How Reinsurance Affects Homeowners Insurance:

  1. Stability in Pricing: By spreading out the risk, reinsurance helps insurance companies avoid huge financial hits in the event of major disasters like hurricanes or earthquakes. This can lead to more stable pricing for homeowners insurance, as the primary insurer is less likely to face sudden, large financial losses that would otherwise necessitate a sharp increase in premiums.
  2. Capacity to Cover Large Losses: Reinsurance increases an insurance company’s capacity to underwrite more policies and cover large-scale losses. This is especially important in areas prone to natural disasters. Without reinsurance, these companies might not be able to offer coverage or might charge prohibitively high premiums.

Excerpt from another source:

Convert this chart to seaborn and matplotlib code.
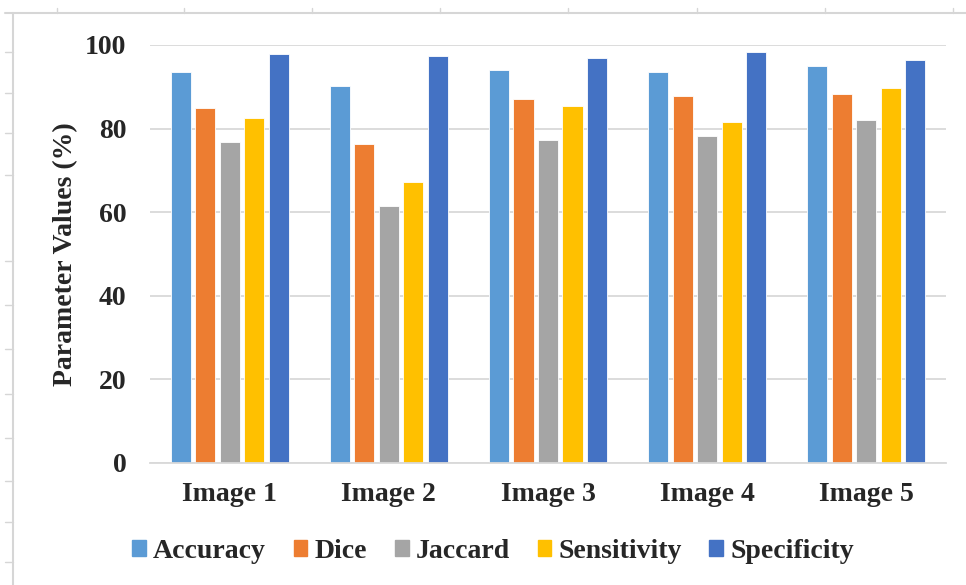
import matplotlib
matplotlib.use("Agg")
import matplotlib.pyplot as plt
from matplotlib.lines import Line2D
import pandas as pd
import seaborn as sns

# Segmentation scores per test image (%)
images = ["Image 1", "Image 2", "Image 3", "Image 4", "Image 5"]
metrics = ["Accuracy", "Dice", "Jaccard", "Sensitivity", "Specificity"]
accuracy = [93.5, 90.2, 94.0, 93.5, 95.0]
dice = [84.9, 76.2, 87.2, 87.7, 88.3]
jaccard = [76.7, 61.5, 77.3, 78.2, 82.0]
sensitivity = [82.5, 67.2, 85.3, 81.6, 89.6]
specificity = [97.8, 97.4, 96.9, 98.3, 96.4]
y_ticks = [0, 20, 40, 60, 80, 100]

colors = ["#5B9BD5", "#ED7D31", "#A5A5A5", "#FFC000", "#4472C4"]

series = {"Accuracy": accuracy, "Dice": dice, "Jaccard": jaccard,
          "Sensitivity": sensitivity, "Specificity": specificity}
rows = []
for m in metrics:
    for img, v in zip(images, series[m]):
        rows.append({"Image": img, "Metric": m, "Value": v})
df = pd.DataFrame(rows)

sns.set_theme(style="white")
plt.rcParams["font.family"] = ["Liberation Serif", "DejaVu Serif"]
plt.rcParams["font.weight"] = "bold"

fig = plt.figure(figsize=(9.66, 5.85), dpi=100)
ax = fig.add_axes([150 / 966, 1 - 463 / 585, 796 / 966, 418 / 585])

sns.barplot(data=df, x="Image", y="Value", hue="Metric", order=images,
            hue_order=metrics, palette=colors, width=0.77, gap=0.18,
            edgecolor="white", linewidth=0.6, errorbar=None, ax=ax,
            legend=False, saturation=1)

ax.set_ylim(0, 100)
ax.set_yticks(y_ticks)
ax.set_xlim(-0.5, len(images) - 0.5)
ax.yaxis.grid(True, color="#D9D9D9", linewidth=1.3)
ax.set_axisbelow(True)
for s in ["left", "top", "right"]:
    ax.spines[s].set_visible(False)
ax.spines["bottom"].set_color("#D9D9D9")
ax.spines["bottom"].set_linewidth(1.3)

ax.tick_params(axis="y", length=0, pad=17, labelsize=20)
ax.tick_params(axis="x", length=0, pad=14, labelsize=20)
for lab in ax.get_xticklabels() + ax.get_yticklabels():
    lab.set_fontweight("bold")

ax.set_xlabel("")
ax.set_ylabel("Parameter Values (%)", fontsize=20, fontweight="bold")
ax.yaxis.set_label_coords(-0.090, 0.5)

handles = [plt.Rectangle((0, 0), 1, 1, color=c) for c in colors]
fig.legend(handles, metrics, loc="center", ncol=5, frameon=False,
           bbox_to_anchor=(493 / 966, 1 - 551 / 585),
           prop={"family": "Liberation Serif", "weight": "bold", "size": 20},
           handlelength=0.5, handleheight=0.5, handletextpad=0.25,
           columnspacing=1.0)

# Page ruler frame around the chart
W, H = 966, 585
rc = "#D6D6D6"
fig.add_artist(Line2D([5 / W, 1], [1 - 13 / H, 1 - 13 / H], color=rc, lw=1.5,
                      transform=fig.transFigure))
fig.add_artist(Line2D([12.5 / W, 12.5 / W], [1 - 13 / H, 0], color=rc, lw=1.5,
                      transform=fig.transFigure))
for x in [57, 184, 312, 440, 568, 697, 825, 953]:
    fig.add_artist(Line2D([x / W, x / W], [1 - 8 / H, 1 - 13 / H], color=rc,
                          lw=1.0, transform=fig.transFigure))
for y in [52, 93, 133, 175, 261, 305, 349, 394, 438, 481, 522, 562]:
    fig.add_artist(Line2D([5 / W, 12.5 / W], [1 - y / H, 1 - y / H], color=rc,
                          lw=1.0, transform=fig.transFigure))

fig.savefig("out.png", dpi=100)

  3. Prevention of Insolvency: In the case of an unexpected or catastrophic event, reinsurance helps prevent the primary insurance company from becoming insolvent. This is crucial for homeowners, as it ensures that their claims will be paid even if the insurer faces a barrage of claims (like after a natural disaster).
  4. Influences Policy Terms and Coverage Limits: Reinsurance agreements might influence the terms, coverage limits, and types of policies that an insurance company offers to homeowners. Some reinsurance contracts have specific requirements or exclusions that can trickle down to the policies sold to homeowners.
  5. Global Market Impact: Since reinsurance is often a global market, events around the world can affect local insurance markets. For example, a series of catastrophic events worldwide can tighten reinsurance availability, influencing the cost and terms of homeowners insurance in different regions.

In summary, reinsurance plays a vital role in the homeowners insurance market by providing financial stability and risk management for insurance companies. This, in turn, affects the pricing, availability, and terms of insurance policies available to homeowners. By spreading the risk, reinsurance ensures that insurance companies can remain solvent and continue to provide coverage, even in the face of large-scale claims. Reinsurance is the mechanism that allows a thriving homeowners insurance marketplace despite the high risks of severe events.